To do:
Drop every picture, then transcribe the remaining data exactly.

>> begin Data shown

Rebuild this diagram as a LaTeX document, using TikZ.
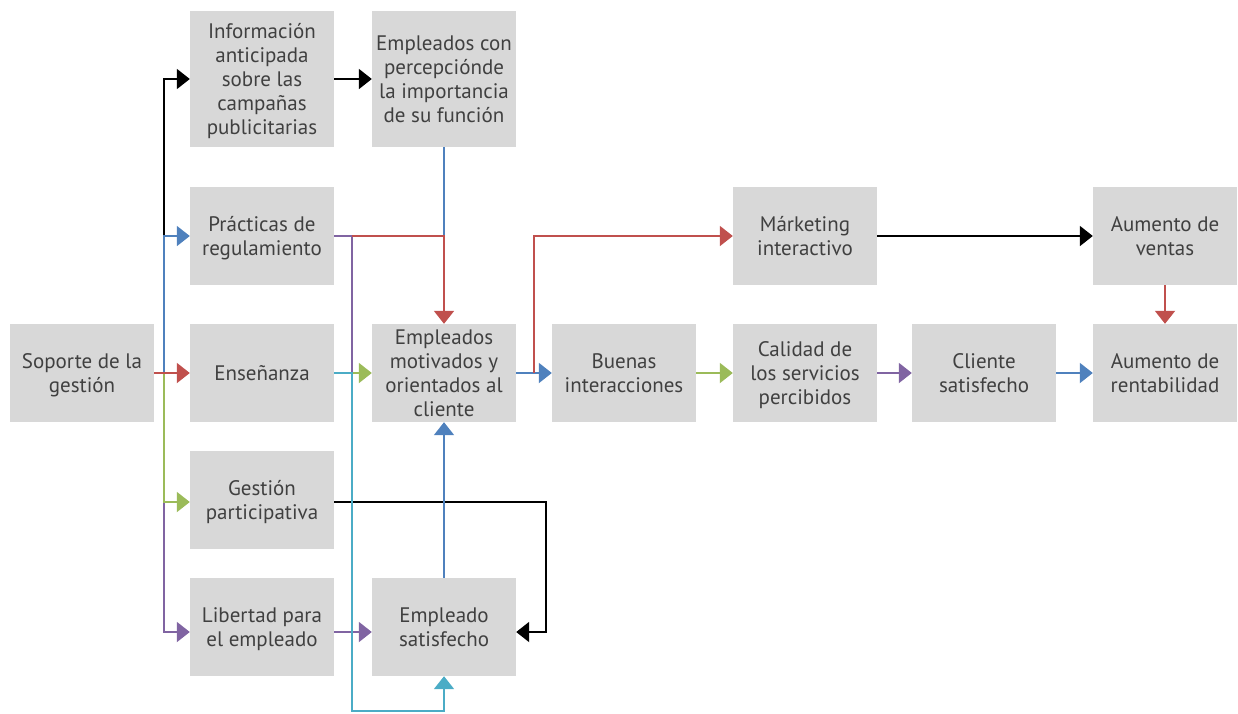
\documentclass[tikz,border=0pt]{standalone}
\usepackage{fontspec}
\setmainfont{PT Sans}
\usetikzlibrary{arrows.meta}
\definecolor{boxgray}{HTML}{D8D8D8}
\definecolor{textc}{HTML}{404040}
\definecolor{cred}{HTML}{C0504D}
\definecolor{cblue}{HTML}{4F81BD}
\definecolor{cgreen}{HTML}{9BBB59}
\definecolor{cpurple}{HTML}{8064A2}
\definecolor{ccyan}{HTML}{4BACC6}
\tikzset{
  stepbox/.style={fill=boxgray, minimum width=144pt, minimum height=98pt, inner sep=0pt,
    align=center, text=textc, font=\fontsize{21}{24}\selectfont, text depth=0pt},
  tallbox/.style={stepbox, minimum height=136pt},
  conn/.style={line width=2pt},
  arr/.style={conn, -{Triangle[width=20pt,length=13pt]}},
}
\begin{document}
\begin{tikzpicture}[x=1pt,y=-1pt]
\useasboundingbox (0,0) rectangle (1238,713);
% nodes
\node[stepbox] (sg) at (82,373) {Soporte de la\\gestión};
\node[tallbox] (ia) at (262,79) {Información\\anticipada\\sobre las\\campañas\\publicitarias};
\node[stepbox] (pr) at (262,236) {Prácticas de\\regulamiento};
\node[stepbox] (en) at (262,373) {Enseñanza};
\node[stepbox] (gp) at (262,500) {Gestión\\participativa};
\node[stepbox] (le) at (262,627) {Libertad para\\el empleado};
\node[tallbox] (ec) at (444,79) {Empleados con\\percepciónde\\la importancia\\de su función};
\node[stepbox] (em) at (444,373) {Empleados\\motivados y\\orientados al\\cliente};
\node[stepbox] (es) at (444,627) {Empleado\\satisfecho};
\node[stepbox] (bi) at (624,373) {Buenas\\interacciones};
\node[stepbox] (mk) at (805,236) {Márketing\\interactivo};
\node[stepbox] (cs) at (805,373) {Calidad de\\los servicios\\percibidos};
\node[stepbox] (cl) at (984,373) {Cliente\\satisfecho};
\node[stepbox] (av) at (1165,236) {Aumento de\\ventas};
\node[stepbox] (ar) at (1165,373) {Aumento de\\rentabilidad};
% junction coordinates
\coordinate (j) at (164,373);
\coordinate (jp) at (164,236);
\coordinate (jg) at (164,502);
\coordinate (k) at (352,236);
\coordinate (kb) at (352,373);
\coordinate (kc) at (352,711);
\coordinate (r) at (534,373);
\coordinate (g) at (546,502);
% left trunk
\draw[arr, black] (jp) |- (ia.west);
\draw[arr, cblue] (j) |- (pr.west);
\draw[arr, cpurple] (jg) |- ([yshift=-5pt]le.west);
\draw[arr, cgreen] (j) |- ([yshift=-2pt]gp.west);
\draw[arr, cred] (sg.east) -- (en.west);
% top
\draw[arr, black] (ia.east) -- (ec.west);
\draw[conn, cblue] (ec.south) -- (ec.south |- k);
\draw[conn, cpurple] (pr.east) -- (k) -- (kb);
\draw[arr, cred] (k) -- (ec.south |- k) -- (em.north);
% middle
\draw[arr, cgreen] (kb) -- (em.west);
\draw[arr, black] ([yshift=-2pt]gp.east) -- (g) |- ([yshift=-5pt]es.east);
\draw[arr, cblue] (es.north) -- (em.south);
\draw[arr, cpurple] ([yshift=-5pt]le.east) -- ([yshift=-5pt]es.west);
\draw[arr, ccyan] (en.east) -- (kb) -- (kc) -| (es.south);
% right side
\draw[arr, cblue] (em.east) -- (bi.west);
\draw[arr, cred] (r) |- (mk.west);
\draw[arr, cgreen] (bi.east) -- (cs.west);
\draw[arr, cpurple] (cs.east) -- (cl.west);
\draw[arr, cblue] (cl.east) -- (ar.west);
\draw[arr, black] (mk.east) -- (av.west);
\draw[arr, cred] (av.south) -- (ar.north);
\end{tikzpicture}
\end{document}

>> end Data shown

Reply to the exercise:
Rebuild this diagram as a LaTeX document, using TikZ.
\documentclass[tikz,border=0pt]{standalone}
\usepackage{fontspec}
\setmainfont{PT Sans}
\usetikzlibrary{arrows.meta}
\definecolor{boxgray}{HTML}{D8D8D8}
\definecolor{textc}{HTML}{404040}
\definecolor{cred}{HTML}{C0504D}
\definecolor{cblue}{HTML}{4F81BD}
\definecolor{cgreen}{HTML}{9BBB59}
\definecolor{cpurple}{HTML}{8064A2}
\definecolor{ccyan}{HTML}{4BACC6}
\tikzset{
  stepbox/.style={fill=boxgray, minimum width=144pt, minimum height=98pt, inner sep=0pt,
    align=center, text=textc, font=\fontsize{21}{24}\selectfont, text depth=0pt},
  tallbox/.style={stepbox, minimum height=136pt},
  conn/.style={line width=2pt},
  arr/.style={conn, -{Triangle[width=20pt,length=13pt]}},
}
\begin{document}
\begin{tikzpicture}[x=1pt,y=-1pt]
\useasboundingbox (0,0) rectangle (1238,713);
% nodes
\node[stepbox] (sg) at (82,373) {Soporte de la\\gestión};
\node[tallbox] (ia) at (262,79) {Información\\anticipada\\sobre las\\campañas\\publicitarias};
\node[stepbox] (pr) at (262,236) {Prácticas de\\regulamiento};
\node[stepbox] (en) at (262,373) {Enseñanza};
\node[stepbox] (gp) at (262,500) {Gestión\\participativa};
\node[stepbox] (le) at (262,627) {Libertad para\\el empleado};
\node[tallbox] (ec) at (444,79) {Empleados con\\percepciónde\\la importancia\\de su función};
\node[stepbox] (em) at (444,373) {Empleados\\motivados y\\orientados al\\cliente};
\node[stepbox] (es) at (444,627) {Empleado\\satisfecho};
\node[stepbox] (bi) at (624,373) {Buenas\\interacciones};
\node[stepbox] (mk) at (805,236) {Márketing\\interactivo};
\node[stepbox] (cs) at (805,373) {Calidad de\\los servicios\\percibidos};
\node[stepbox] (cl) at (984,373) {Cliente\\satisfecho};
\node[stepbox] (av) at (1165,236) {Aumento de\\ventas};
\node[stepbox] (ar) at (1165,373) {Aumento de\\rentabilidad};
% junction coordinates
\coordinate (j) at (164,373);
\coordinate (jp) at (164,236);
\coordinate (jg) at (164,502);
\coordinate (k) at (352,236);
\coordinate (kb) at (352,373);
\coordinate (kc) at (352,711);
\coordinate (r) at (534,373);
\coordinate (g) at (546,502);
% left trunk
\draw[arr, black] (jp) |- (ia.west);
\draw[arr, cblue] (j) |- (pr.west);
\draw[arr, cpurple] (jg) |- ([yshift=-5pt]le.west);
\draw[arr, cgreen] (j) |- ([yshift=-2pt]gp.west);
\draw[arr, cred] (sg.east) -- (en.west);
% top
\draw[arr, black] (ia.east) -- (ec.west);
\draw[conn, cblue] (ec.south) -- (ec.south |- k);
\draw[conn, cpurple] (pr.east) -- (k) -- (kb);
\draw[arr, cred] (k) -- (ec.south |- k) -- (em.north);
% middle
\draw[arr, cgreen] (kb) -- (em.west);
\draw[arr, black] ([yshift=-2pt]gp.east) -- (g) |- ([yshift=-5pt]es.east);
\draw[arr, cblue] (es.north) -- (em.south);
\draw[arr, cpurple] ([yshift=-5pt]le.east) -- ([yshift=-5pt]es.west);
\draw[arr, ccyan] (en.east) -- (kb) -- (kc) -| (es.south);
% right side
\draw[arr, cblue] (em.east) -- (bi.west);
\draw[arr, cred] (r) |- (mk.west);
\draw[arr, cgreen] (bi.east) -- (cs.west);
\draw[arr, cpurple] (cs.east) -- (cl.west);
\draw[arr, cblue] (cl.east) -- (ar.west);
\draw[arr, black] (mk.east) -- (av.west);
\draw[arr, cred] (av.south) -- (ar.north);
\end{tikzpicture}
\end{document}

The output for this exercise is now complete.